Last year, we purchased a pair of Peplink Balance 380s for our office. Their ability to load balance across multiple Internet connections including using a cellular USB dongle as a backup connection was very attractive. I received the pair of devices and without too much difficulty got them connected and routing traffic in and out of the blocks of IP addresses we have with two Internet service providers.
I tested the load balancing/failover by pulling the plug of one of our Internet connections. The Peplink router quickly moved all traffic to the remaining connection. Over the last year, none of our employees have ever even noticed when one of our connections has gone down.
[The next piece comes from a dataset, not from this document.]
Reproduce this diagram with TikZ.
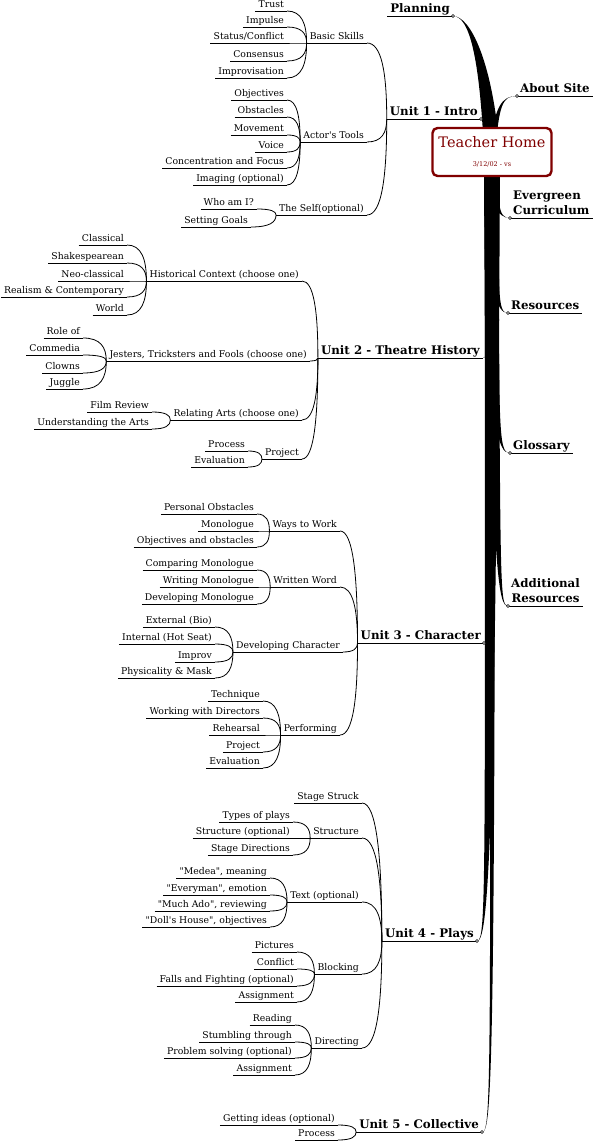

Several months ago, I tested the reason we purchased a pair of them. Once configured in high availability mode, the secondary router is supposed to take over for the primary upon failure. I simulated this by pulling the plug on the primary while pinging the virtual gateway IP address and an IP address outside of our network. The results were impressive:
- 7 seconds total for the secondary router to re-establish internal connectivity.
- 13 seconds total for the secondary router to re-establish Internet connectivity.
The primary router was configured to re-establish its primary role upon rebooting. I plugged it back in, and the results were similarly impressive:
- 2 seconds for the primary router to re-establish internal connectivity.
- 8 seconds for the primary router to re-establish Internet connectivity.
While purchasing two of these routers cost quite a bit more than just purchasing one, the pair allows us to sleep soundly at night knowing that if one fails, our Internet connectivity will remain intact and business can continue normally while we replace the faulty router.